Chief Judge Richard Seeborg granted Babylist's motion to compel arbitration and dismissed the case with prejudice. The central question was whether the plaintiffs had assented to Babylist's arbitration clause by clicking "Sign Up" on a page that displayed, in slightly smaller grey font below the button, a line stating that clicking Sign Up constituted agreement to the Babylist Terms of Use and Privacy Policy, with those terms hyperlinked in black underlined text.

Applying the Ninth Circuit's sign-in wrap framework from Chabolla v. ClassPass Inc., 129 F.4th 1147 (9th Cir. 2025), Keebaugh v. Warner Bros. Ent. Inc., 100 F.4th 1005 (9th Cir. 2024), and Oberstein v. Live Nation Ent., Inc., 60 F.4th 505 (9th Cir. 2023), the court held the notice sufficiently conspicuous. The sign-up page was relatively uncluttered, the contracting language appeared close to the action button with only a single intervening line of text, and the hyperlinks — though black rather than the green or blue used in Patrick v. Running Warehouse, 93 F.4th 468 (9th Cir. 2024), and Oberstein — were underlined and visually consistent with other hyperlinks on the page.

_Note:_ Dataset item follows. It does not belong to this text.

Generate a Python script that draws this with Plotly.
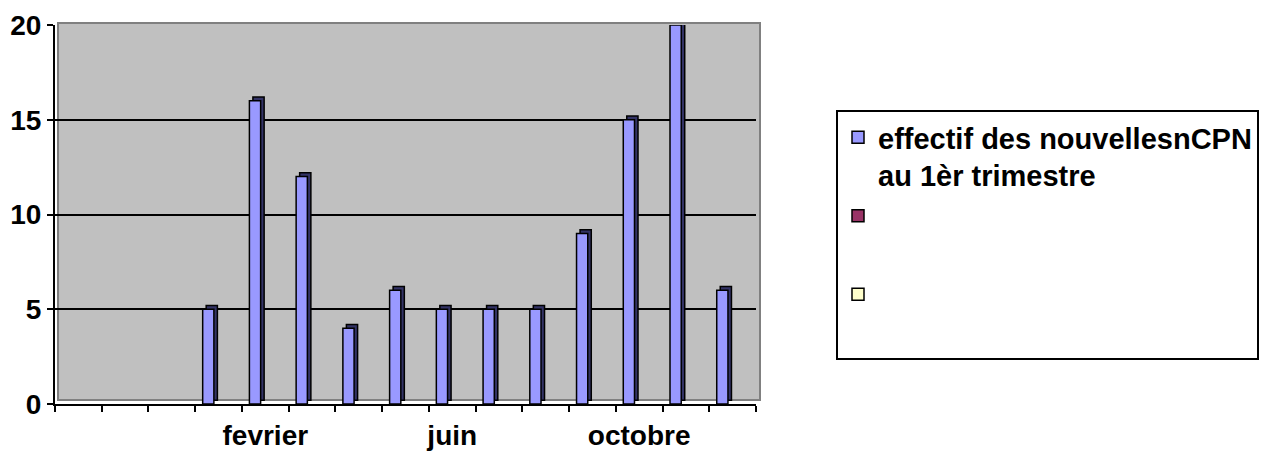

The unconscionability challenge failed at the threshold. Because both versions of the Terms of Use allowed users to opt out of arbitration by sending written notice to Babylist within 30 days of first registering for the service or within 30 days of the date the Terms were last updated, the court held the agreement was not a contract of adhesion under Circuit City Stores, Inc. v. Ahmed, 283 F.3d 1198 (9th Cir. 2002). Without procedural unconscionability, the court declined to reach the plaintiffs' substantive unconscionability arguments concerning the agreement's pre-arbitration demand procedure and bellwether mass-arbitration provision.

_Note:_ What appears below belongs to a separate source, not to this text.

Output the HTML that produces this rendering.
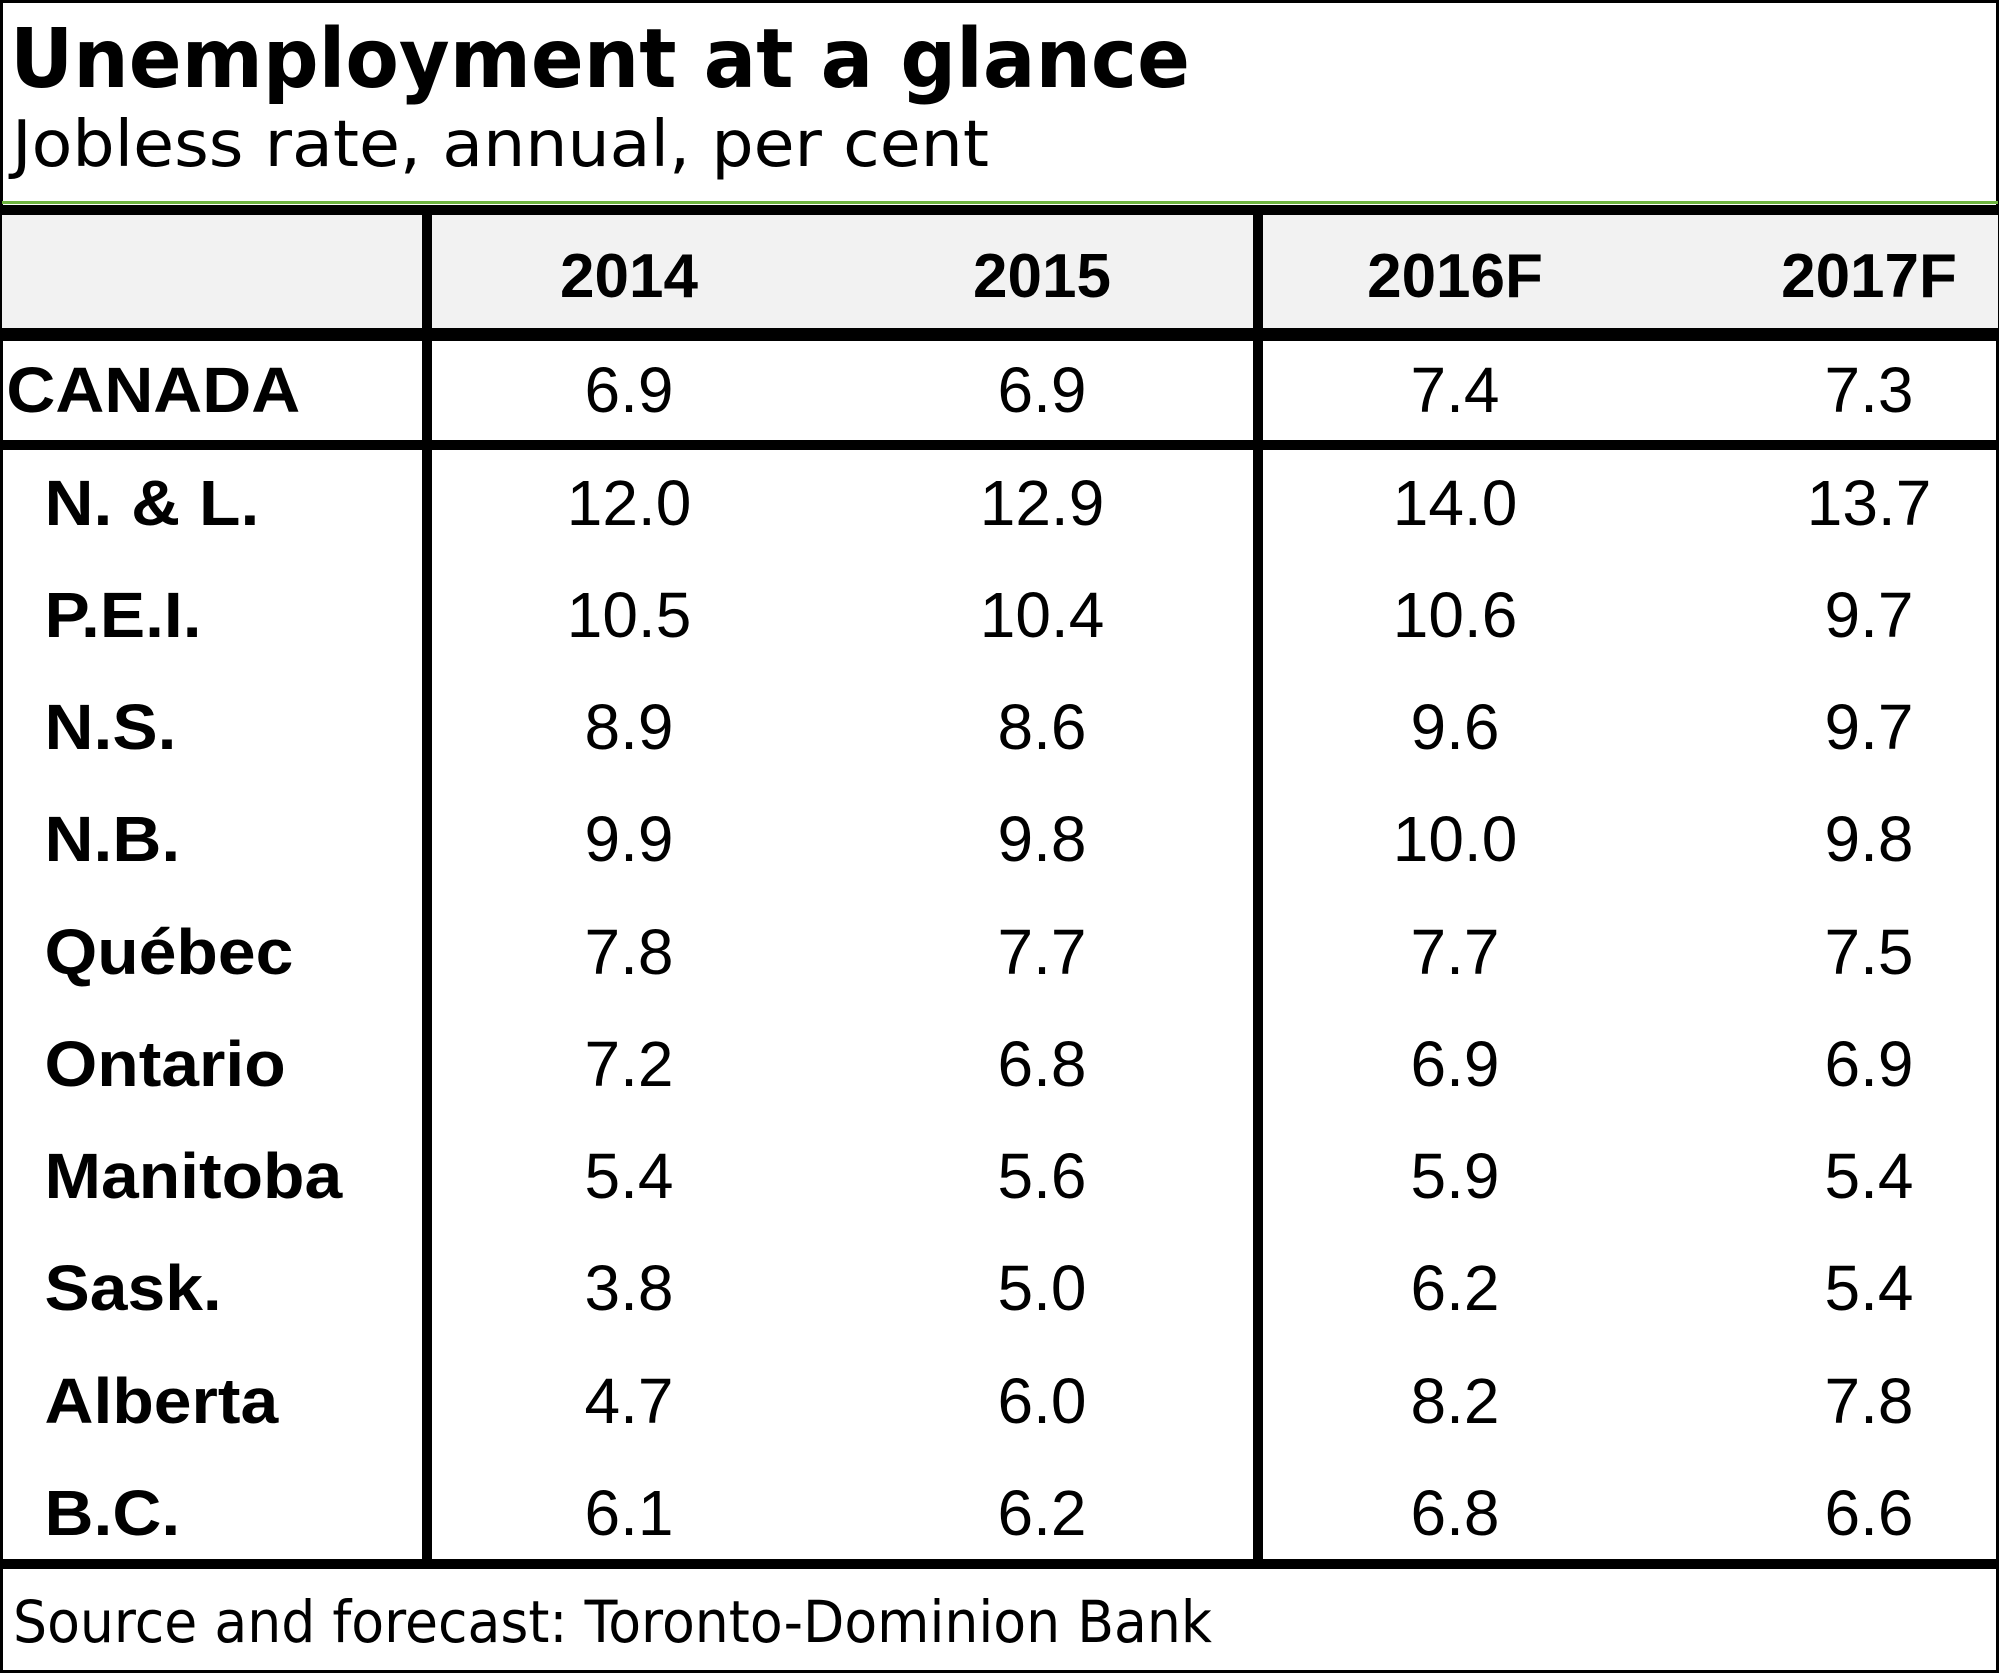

On the question of who decides arbitrability, the court held that the issue was delegated to the arbitrator for both plaintiffs, though by different routes. Slaviero's 2025 Terms expressly committed all disputes about the scope, applicability, enforceability, revocability, or validity of the arbitration agreement to the arbitrator. Davis's 2023 Terms lacked that express language but incorporated JAMS Rule 11(b), which the Ninth Circuit held in Patrick constitutes clear and unmistakable evidence of delegation. The plaintiffs' unsophisticated-party argument failed because they submitted no competent evidence — only a bare assertion in their opposition brief — to support an inference that they could not grasp the delegation mechanism.